• The problem
Copy nothing but the text: reproduce each line of the listing exactly and leave the pictures out.

### Dataset extract

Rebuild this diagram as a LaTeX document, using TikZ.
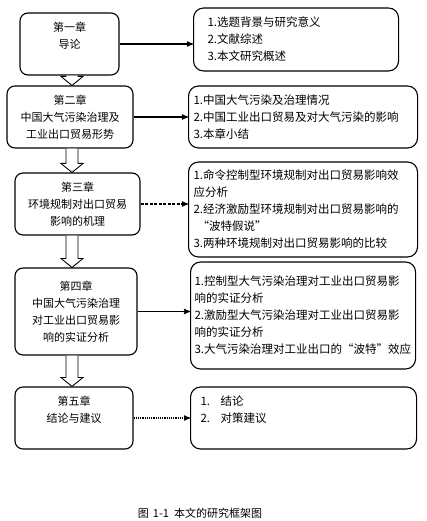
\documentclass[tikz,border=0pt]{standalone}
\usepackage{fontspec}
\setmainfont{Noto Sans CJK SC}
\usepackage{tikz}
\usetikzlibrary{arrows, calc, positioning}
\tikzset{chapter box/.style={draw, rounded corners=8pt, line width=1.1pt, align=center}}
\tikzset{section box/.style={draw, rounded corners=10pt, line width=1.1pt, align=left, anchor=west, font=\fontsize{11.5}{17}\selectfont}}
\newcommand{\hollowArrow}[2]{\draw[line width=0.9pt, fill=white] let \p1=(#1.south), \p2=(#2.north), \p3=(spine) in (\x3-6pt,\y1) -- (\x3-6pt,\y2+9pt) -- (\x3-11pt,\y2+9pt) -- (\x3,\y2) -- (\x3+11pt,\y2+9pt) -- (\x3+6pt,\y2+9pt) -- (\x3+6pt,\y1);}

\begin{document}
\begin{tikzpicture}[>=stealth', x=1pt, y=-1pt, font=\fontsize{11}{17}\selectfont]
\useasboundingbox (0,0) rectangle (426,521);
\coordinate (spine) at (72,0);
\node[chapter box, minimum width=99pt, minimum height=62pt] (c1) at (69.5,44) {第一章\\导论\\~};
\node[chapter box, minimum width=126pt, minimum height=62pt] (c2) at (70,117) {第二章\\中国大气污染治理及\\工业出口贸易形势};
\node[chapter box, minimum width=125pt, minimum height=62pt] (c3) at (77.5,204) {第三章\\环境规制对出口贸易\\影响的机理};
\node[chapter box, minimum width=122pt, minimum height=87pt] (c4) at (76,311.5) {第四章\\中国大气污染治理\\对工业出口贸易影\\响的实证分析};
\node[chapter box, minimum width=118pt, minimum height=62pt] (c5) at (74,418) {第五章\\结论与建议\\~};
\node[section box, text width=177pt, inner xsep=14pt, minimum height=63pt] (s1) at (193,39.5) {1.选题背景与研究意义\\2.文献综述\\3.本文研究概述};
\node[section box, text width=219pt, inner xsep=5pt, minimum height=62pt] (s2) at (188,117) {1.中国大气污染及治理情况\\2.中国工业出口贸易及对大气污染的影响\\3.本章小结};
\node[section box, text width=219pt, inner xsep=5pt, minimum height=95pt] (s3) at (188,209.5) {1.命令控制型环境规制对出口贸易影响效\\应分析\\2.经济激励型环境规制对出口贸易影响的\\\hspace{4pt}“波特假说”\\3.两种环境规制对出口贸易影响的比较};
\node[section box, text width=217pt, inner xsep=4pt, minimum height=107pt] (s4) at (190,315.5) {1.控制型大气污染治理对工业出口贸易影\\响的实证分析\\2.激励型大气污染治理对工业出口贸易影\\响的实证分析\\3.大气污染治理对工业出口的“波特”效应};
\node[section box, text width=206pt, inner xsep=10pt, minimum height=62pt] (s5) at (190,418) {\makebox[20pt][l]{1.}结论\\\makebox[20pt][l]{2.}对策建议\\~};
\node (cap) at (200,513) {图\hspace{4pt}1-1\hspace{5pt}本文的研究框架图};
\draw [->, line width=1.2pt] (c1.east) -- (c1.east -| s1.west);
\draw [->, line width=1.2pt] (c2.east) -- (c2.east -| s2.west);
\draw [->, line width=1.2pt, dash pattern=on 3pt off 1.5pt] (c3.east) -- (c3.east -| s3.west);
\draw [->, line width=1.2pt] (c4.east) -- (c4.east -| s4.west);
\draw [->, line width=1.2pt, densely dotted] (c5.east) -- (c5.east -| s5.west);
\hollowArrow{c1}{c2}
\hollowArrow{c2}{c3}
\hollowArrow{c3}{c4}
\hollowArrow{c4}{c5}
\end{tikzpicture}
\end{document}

######

• Answer for this exercise
Rebuild this diagram as a LaTeX document, using TikZ.
\documentclass[tikz,border=0pt]{standalone}
\usepackage{fontspec}
\setmainfont{Noto Sans CJK SC}
\usepackage{tikz}
\usetikzlibrary{arrows, calc, positioning}
\tikzset{chapter box/.style={draw, rounded corners=8pt, line width=1.1pt, align=center}}
\tikzset{section box/.style={draw, rounded corners=10pt, line width=1.1pt, align=left, anchor=west, font=\fontsize{11.5}{17}\selectfont}}
\newcommand{\hollowArrow}[2]{\draw[line width=0.9pt, fill=white] let \p1=(#1.south), \p2=(#2.north), \p3=(spine) in (\x3-6pt,\y1) -- (\x3-6pt,\y2+9pt) -- (\x3-11pt,\y2+9pt) -- (\x3,\y2) -- (\x3+11pt,\y2+9pt) -- (\x3+6pt,\y2+9pt) -- (\x3+6pt,\y1);}

\begin{document}
\begin{tikzpicture}[>=stealth', x=1pt, y=-1pt, font=\fontsize{11}{17}\selectfont]
\useasboundingbox (0,0) rectangle (426,521);
\coordinate (spine) at (72,0);
\node[chapter box, minimum width=99pt, minimum height=62pt] (c1) at (69.5,44) {第一章\\导论\\~};
\node[chapter box, minimum width=126pt, minimum height=62pt] (c2) at (70,117) {第二章\\中国大气污染治理及\\工业出口贸易形势};
\node[chapter box, minimum width=125pt, minimum height=62pt] (c3) at (77.5,204) {第三章\\环境规制对出口贸易\\影响的机理};
\node[chapter box, minimum width=122pt, minimum height=87pt] (c4) at (76,311.5) {第四章\\中国大气污染治理\\对工业出口贸易影\\响的实证分析};
\node[chapter box, minimum width=118pt, minimum height=62pt] (c5) at (74,418) {第五章\\结论与建议\\~};
\node[section box, text width=177pt, inner xsep=14pt, minimum height=63pt] (s1) at (193,39.5) {1.选题背景与研究意义\\2.文献综述\\3.本文研究概述};
\node[section box, text width=219pt, inner xsep=5pt, minimum height=62pt] (s2) at (188,117) {1.中国大气污染及治理情况\\2.中国工业出口贸易及对大气污染的影响\\3.本章小结};
\node[section box, text width=219pt, inner xsep=5pt, minimum height=95pt] (s3) at (188,209.5) {1.命令控制型环境规制对出口贸易影响效\\应分析\\2.经济激励型环境规制对出口贸易影响的\\\hspace{4pt}“波特假说”\\3.两种环境规制对出口贸易影响的比较};
\node[section box, text width=217pt, inner xsep=4pt, minimum height=107pt] (s4) at (190,315.5) {1.控制型大气污染治理对工业出口贸易影\\响的实证分析\\2.激励型大气污染治理对工业出口贸易影\\响的实证分析\\3.大气污染治理对工业出口的“波特”效应};
\node[section box, text width=206pt, inner xsep=10pt, minimum height=62pt] (s5) at (190,418) {\makebox[20pt][l]{1.}结论\\\makebox[20pt][l]{2.}对策建议\\~};
\node (cap) at (200,513) {图\hspace{4pt}1-1\hspace{5pt}本文的研究框架图};
\draw [->, line width=1.2pt] (c1.east) -- (c1.east -| s1.west);
\draw [->, line width=1.2pt] (c2.east) -- (c2.east -| s2.west);
\draw [->, line width=1.2pt, dash pattern=on 3pt off 1.5pt] (c3.east) -- (c3.east -| s3.west);
\draw [->, line width=1.2pt] (c4.east) -- (c4.east -| s4.west);
\draw [->, line width=1.2pt, densely dotted] (c5.east) -- (c5.east -| s5.west);
\hollowArrow{c1}{c2}
\hollowArrow{c2}{c3}
\hollowArrow{c3}{c4}
\hollowArrow{c4}{c5}
\end{tikzpicture}
\end{document}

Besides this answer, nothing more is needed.